● Task goal
Write every line out verbatim and omit the pictures.

● Information shown

%%

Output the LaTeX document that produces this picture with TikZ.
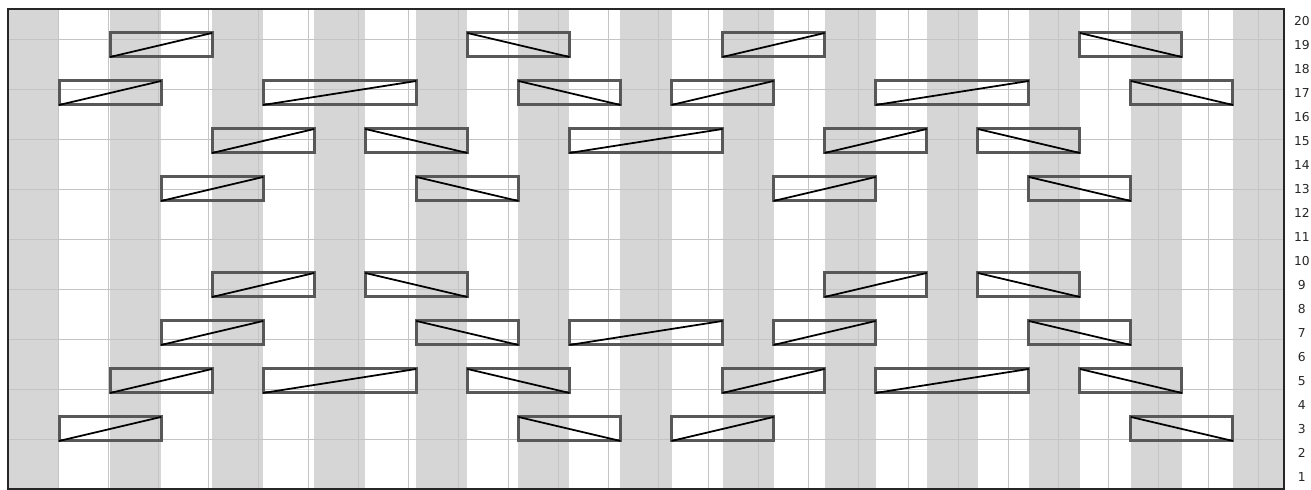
\documentclass[tikz,border=0pt]{standalone}
\usepackage{fontspec}
\setmainfont{DejaVu Sans}
\definecolor{stripe}{RGB}{214,214,214}
\definecolor{gridline}{RGB}{196,196,196}
\definecolor{blockedge}{RGB}{88,88,88}

\begin{document}
\begin{tikzpicture}[x=0.5104cm, y=0.48cm]
    \useasboundingbox (-0.3135,-0.0417) rectangle (51.06,20.375);
    % 1. Dải xám
    \foreach \c in {0,4,...,48} {
        \fill[stripe] (\c,0) rectangle ++(2,20);
    }
    
    % 2. Lưới và khung
    \draw[gridline, line width=0.4pt] (0,0) grid (50,20);
    \draw[line width=0.9pt, black!85] (0,0) rectangle (50,20);
    
    % 3. Số hàng
    \foreach \r in {1,...,20} {
        \node[font=\fontsize{7}{8}\selectfont, text=black!85, inner sep=0pt] (row\r) at (50.7,\r-0.5) {\r};
    }
    
    % 4. Khối chéo lên
    \foreach \r/\a/\b in {19/4/8, 19/28/32, 17/2/6, 17/10/16, 17/26/30, 17/34/40,
        15/8/12, 15/22/28, 15/32/36, 13/6/10, 13/30/34, 9/8/12, 9/32/36,
        7/6/10, 7/22/28, 7/30/34, 5/4/8, 5/10/16, 5/28/32, 5/34/40, 3/2/6, 3/26/30} {
        \draw[blockedge, line width=1.7pt] (\a,\r-1) rectangle (\b,\r);
        \draw[line width=1pt] (\a,\r-1) -- (\b,\r);
    }
    
    % 5. Khối chéo xuống
    \foreach \r/\a/\b in {19/18/22, 19/42/46, 17/20/24, 17/44/48, 15/14/18, 15/38/42,
        13/16/20, 13/40/44, 9/14/18, 9/38/42, 7/16/20, 7/40/44,
        5/18/22, 5/42/46, 3/20/24, 3/44/48} {
        \draw[blockedge, line width=1.7pt] (\a,\r-1) rectangle (\b,\r);
        \draw[line width=1pt] (\a,\r) -- (\b,\r-1);
    }
\end{tikzpicture}
\end{document}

%%

● The reply
Output the LaTeX document that produces this picture with TikZ.
\documentclass[tikz,border=0pt]{standalone}
\usepackage{fontspec}
\setmainfont{DejaVu Sans}
\definecolor{stripe}{RGB}{214,214,214}
\definecolor{gridline}{RGB}{196,196,196}
\definecolor{blockedge}{RGB}{88,88,88}

\begin{document}
\begin{tikzpicture}[x=0.5104cm, y=0.48cm]
    \useasboundingbox (-0.3135,-0.0417) rectangle (51.06,20.375);
    % 1. Dải xám
    \foreach \c in {0,4,...,48} {
        \fill[stripe] (\c,0) rectangle ++(2,20);
    }
    
    % 2. Lưới và khung
    \draw[gridline, line width=0.4pt] (0,0) grid (50,20);
    \draw[line width=0.9pt, black!85] (0,0) rectangle (50,20);
    
    % 3. Số hàng
    \foreach \r in {1,...,20} {
        \node[font=\fontsize{7}{8}\selectfont, text=black!85, inner sep=0pt] (row\r) at (50.7,\r-0.5) {\r};
    }
    
    % 4. Khối chéo lên
    \foreach \r/\a/\b in {19/4/8, 19/28/32, 17/2/6, 17/10/16, 17/26/30, 17/34/40,
        15/8/12, 15/22/28, 15/32/36, 13/6/10, 13/30/34, 9/8/12, 9/32/36,
        7/6/10, 7/22/28, 7/30/34, 5/4/8, 5/10/16, 5/28/32, 5/34/40, 3/2/6, 3/26/30} {
        \draw[blockedge, line width=1.7pt] (\a,\r-1) rectangle (\b,\r);
        \draw[line width=1pt] (\a,\r-1) -- (\b,\r);
    }
    
    % 5. Khối chéo xuống
    \foreach \r/\a/\b in {19/18/22, 19/42/46, 17/20/24, 17/44/48, 15/14/18, 15/38/42,
        13/16/20, 13/40/44, 9/14/18, 9/38/42, 7/16/20, 7/40/44,
        5/18/22, 5/42/46, 3/20/24, 3/44/48} {
        \draw[blockedge, line width=1.7pt] (\a,\r-1) rectangle (\b,\r);
        \draw[line width=1pt] (\a,\r) -- (\b,\r-1);
    }
\end{tikzpicture}
\end{document}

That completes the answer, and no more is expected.